Mais pour pouvoir l’arrêter, ou du moins le confronter, il lui faut d’abord s’incarner. Car cette mère de famille en pleine procédure de divorce démarre la saison comme un véritable fantôme de cinéma, à la voix inaudible et au corps sans amarre : même les portes automatiques ou les robinets refusent systématiquement de s’activer en sa présence. Découvrant sous le plancher de la maison de son beau-père assassiné des romans de science que celui-ci avait écrit dans sa jeunesse et sous une autre identité, elle trouve de curieux échos dans l’histoire d’un petit robot solitaire, désireux à tout prix d’aider mais incapable d’agir. Comme lui, elle fera preuve de patience, ouvrira les yeux et les oreilles, deviendra spectatrice du monde pour mieux en saisir les rouages et en éclairer les zones d’ombre.

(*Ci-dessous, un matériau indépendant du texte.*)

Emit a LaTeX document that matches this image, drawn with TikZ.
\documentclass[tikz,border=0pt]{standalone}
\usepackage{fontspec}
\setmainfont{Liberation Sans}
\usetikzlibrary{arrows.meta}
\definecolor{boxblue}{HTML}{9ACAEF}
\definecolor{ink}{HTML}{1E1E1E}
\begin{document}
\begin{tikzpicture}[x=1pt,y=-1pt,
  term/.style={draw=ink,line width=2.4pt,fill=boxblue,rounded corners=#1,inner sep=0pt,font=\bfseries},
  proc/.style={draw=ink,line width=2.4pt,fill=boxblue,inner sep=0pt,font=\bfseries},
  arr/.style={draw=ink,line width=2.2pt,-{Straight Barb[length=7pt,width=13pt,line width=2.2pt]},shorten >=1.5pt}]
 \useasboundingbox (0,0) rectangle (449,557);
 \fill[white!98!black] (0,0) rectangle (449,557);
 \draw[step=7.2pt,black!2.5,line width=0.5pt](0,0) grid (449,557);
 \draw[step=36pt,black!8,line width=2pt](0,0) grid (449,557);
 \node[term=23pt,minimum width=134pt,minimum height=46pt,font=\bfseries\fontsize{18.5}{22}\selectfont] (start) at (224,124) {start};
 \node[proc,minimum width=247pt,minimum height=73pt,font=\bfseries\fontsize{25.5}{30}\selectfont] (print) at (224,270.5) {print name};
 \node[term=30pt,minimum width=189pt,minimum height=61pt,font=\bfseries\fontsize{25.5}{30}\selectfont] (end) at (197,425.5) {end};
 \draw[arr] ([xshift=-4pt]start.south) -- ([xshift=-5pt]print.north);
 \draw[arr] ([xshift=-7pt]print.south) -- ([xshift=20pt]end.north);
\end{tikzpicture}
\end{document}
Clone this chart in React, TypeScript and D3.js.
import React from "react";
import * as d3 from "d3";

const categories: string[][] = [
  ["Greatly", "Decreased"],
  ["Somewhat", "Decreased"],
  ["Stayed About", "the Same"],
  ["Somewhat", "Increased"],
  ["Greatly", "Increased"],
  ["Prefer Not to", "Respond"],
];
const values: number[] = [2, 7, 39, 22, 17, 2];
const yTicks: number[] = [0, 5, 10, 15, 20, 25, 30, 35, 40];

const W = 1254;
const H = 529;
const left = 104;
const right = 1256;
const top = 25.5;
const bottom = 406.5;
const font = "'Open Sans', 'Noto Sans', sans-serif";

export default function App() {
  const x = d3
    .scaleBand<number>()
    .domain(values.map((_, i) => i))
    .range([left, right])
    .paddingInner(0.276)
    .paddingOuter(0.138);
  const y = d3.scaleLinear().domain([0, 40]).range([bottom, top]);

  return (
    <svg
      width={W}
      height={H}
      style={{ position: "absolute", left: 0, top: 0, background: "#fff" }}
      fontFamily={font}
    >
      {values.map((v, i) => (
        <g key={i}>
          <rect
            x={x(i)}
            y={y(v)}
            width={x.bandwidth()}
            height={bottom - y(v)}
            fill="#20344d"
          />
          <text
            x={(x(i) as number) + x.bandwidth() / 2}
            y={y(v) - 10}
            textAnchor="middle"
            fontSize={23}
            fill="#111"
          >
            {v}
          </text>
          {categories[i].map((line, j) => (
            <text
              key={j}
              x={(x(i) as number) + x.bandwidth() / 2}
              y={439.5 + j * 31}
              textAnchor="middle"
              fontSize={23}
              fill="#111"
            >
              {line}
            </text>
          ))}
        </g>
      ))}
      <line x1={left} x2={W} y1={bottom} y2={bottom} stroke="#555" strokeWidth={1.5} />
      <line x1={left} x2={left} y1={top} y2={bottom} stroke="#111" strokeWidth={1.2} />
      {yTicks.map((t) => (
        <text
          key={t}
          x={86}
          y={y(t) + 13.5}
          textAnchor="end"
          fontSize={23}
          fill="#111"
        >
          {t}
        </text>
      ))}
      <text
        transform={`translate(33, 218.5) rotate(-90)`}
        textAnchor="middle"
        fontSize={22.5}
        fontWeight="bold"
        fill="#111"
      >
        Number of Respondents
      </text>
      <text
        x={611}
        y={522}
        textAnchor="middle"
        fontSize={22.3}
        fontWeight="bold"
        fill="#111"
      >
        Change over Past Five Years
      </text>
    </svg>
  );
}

https://youtu.be/fzjcEMZ82IY
Dans la scène finale de la saison, c’est une sage, une flic sûre d’elle et parvenue au bout de son parcours initiatique, qui soutient le regard du Mal, personnifié dans celui de V. M. Vargas, arrêté lors d’un contrôle douanier cinq ans après les événements meurtriers qu’il a causés. Si elle ne peut pas forcément stopper ce Mal – Vargas lui assure que sa puissance le protégera et que quelqu’un viendra le faire relâcher -, elle peut enfin le regarder en face, d’égale à égal.
https://youtu.be/bm-5HwIR7hM
Fargo, saison 3, disponible sur Netflix.